Being independent is “virtually illegal,” says the shoegaze icon.

My Bloody Valentine’s Kevin Shields has accused the Mercury Prize of “banning” his band from consideration for the award. The frontman told the Guardian that this year’s mbv was left off the shortlist because it was released independently, thus bypassing record labels and the big digital distributors.

“We’re banned by [Mercury], and do you know why? Because we’re not on Amazon or iTunes. That’s one of the qualifying criteria. You have to have major distribution or be on iTunes or Amazon,” he said.

The terms of entry to the prize state that albums must have “a digital and physical distribution deal in place in the UK”, but My Bloody Valentine only sold the digital version of mbv through their own website.

“It’s interesting to learn that to be as independent as we are is … virtually illegal,” he added. “Our album’s not a real album because it’s independent. The corporate-ness has got to such a point where we’ve essentially been told that we don’t exist.”

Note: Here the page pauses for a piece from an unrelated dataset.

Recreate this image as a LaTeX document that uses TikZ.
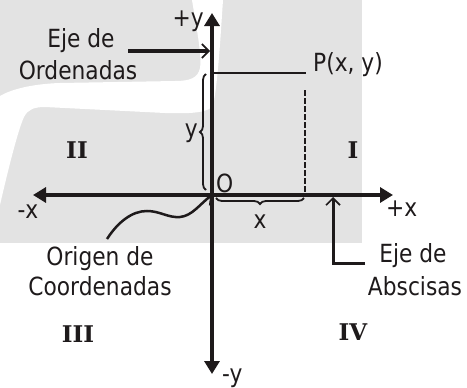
\documentclass[tikz,border=0pt]{standalone}
\usepackage{fontspec}
\newfontfamily\lblfont[FakeStretch=0.87]{DejaVu Sans}
\newfontfamily\quadfont{DejaVu Serif}
\usetikzlibrary{arrows.meta,decorations.pathreplacing}
\definecolor{ink}{RGB}{30,26,27}
\definecolor{bggray}{RGB}{227,227,227}
\begin{document}
\begin{tikzpicture}[x=1pt,y=-1pt,
  lbl/.style={font=\lblfont\fontsize{25}{30}\selectfont, text=ink, inner sep=0pt},
  quad/.style={font=\quadfont\bfseries\fontsize{23}{28}\selectfont, text=ink, inner sep=0pt},
  axis/.style={draw=ink, line width=4pt, {Triangle[length=13pt,width=15pt]}-{Triangle[length=13pt,width=15pt]}},
  pointer/.style={draw=ink, -{Straight Barb[length=7pt,width=14pt,line width=1.6pt]}},
  thinline/.style={draw=ink, line width=2pt},
  bracestyle/.style={draw=ink, line width=1.8pt, decorate, decoration={brace, amplitude=6pt}}]
\useasboundingbox (0,0) rectangle (467,388);
% background
\fill[bggray] (0,0) rectangle (362,243);
\fill[white] (192,0) .. controls (196,25) and (202,55) .. (200,68)
  .. controls (198,78) and (190,81) .. (175,81) -- (60,83)
  .. controls (30,84) and (10,90) .. (0,96) -- (0,205)
  .. controls (8,170) and (18,130) .. (24,117)
  .. controls (28,109) and (35,107) .. (45,107) -- (165,113)
  .. controls (195,114) and (210,112) .. (213,105)
  .. controls (216,95) and (219,60) .. (221,30) -- (223,0) -- cycle;
% coordinates
\coordinate (O) at (212,195);
\coordinate (ytop) at (212,13);
\coordinate (ybot) at (212,374);
\coordinate (xl) at (33,195);
\coordinate (xr) at (393,195);
\coordinate (Py) at (214,73);
\coordinate (Pc) at (306,73);
\coordinate (Pd) at (305,90);
\coordinate (Px) at (305,195);
\coordinate (eoS) at (128,51);
\coordinate (eoE) at (210,51);
\coordinate (orS) at (107,239);
\coordinate (abS) at (365,263);
\coordinate (abC) at (333,263);
\coordinate (abE) at (333,197);
\coordinate (brA) at (206,190);
\coordinate (brB) at (206,74);
\coordinate (brC) at (304,198);
\coordinate (brD) at (216,198);
% guide lines
\draw[thinline] (Py) -- (Pc);
\draw[thinline, line width=1.8pt, dash pattern=on 6pt off 2pt] (Pd) -- (Px);
\draw[bracestyle] (brA) -- (brB);
\draw[bracestyle] (brC) -- (brD);
% axes
\draw[axis] (xl) -- (xr);
\draw[axis] (ytop) -- (ybot);
% pointers
\draw[pointer, line width=3.5pt] (eoS) -- (eoE);
\draw[pointer, line width=2.5pt] (orS) .. controls (118,222) and (132,211) .. (147,211)
  .. controls (160,211) and (168,218) .. (180,217)
  .. controls (192,216) and (200,204) .. (O);
\draw[pointer, line width=3pt] (abS) -- (abC) -- (abE);
% labels
\node[lbl, anchor=base east] (py) at (204,27) {+y};
\node[lbl, anchor=base] (eo1) at (81,47) {Eje de};
\node[lbl, anchor=base] (eo2) at (78,79) {Ordenadas};
\begin{scope}
\clip (0,0) rectangle (381,388);
\node[lbl, anchor=base west] (P) at (313,71) {P(x, y)};
\end{scope}
\node[lbl, anchor=base east] (ylab) at (198,137) {y};
\node[quad, anchor=base] (q2) at (77,158) {II};
\node[quad, anchor=base] (q1) at (353,158) {I};
\node[lbl, anchor=base west] (Olab) at (216,192) {O};
\node[lbl, anchor=base] (mx) at (28,218) {-x};
\node[lbl, anchor=base west] (pxl) at (386,216) {+x};
\node[lbl, anchor=base] (xlab) at (260,228) {x};
\node[lbl, anchor=base] (or1) at (100,265) {Origen de};
\node[lbl, anchor=base] (or2) at (100,295) {Coordenadas};
\node[lbl, anchor=base] (ab1) at (413,262) {Eje de};
\node[lbl, anchor=base] (ab2) at (415,295) {Abscisas};
\node[quad, anchor=base] (q3) at (78,342) {III};
\node[quad, anchor=base] (q4) at (353,340) {IV};
\node[lbl, anchor=base west] (my) at (222,382) {-y};
\end{tikzpicture}
\end{document}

The nominees were announced on Wednesday, with David Bowie tipped by bookies to take the prize on 30 October – but Shields had a word of warning for the shortlisted acts. “God help” whoever wins, he said, explaining that every previous winner has “suffered” in the aftermath. “Seriously,” he said, “there are sinister forces at work.”

The shortlist also includes Arctic Monkeys, Disclosure, Foals, Jake Bugg, James Blake, Jon Hopkins, Laura Marling, Laura Mvula, Rudimental, Savages and Villagers – here’s FACT’s guide to the 12 chosen ones.

Meanwhile Shields’ band are preparing for a tour of the States in support of their excellent, Mercury-free comeback album, mbv, which FACT’s John Calvert awarded the full five stars back in February.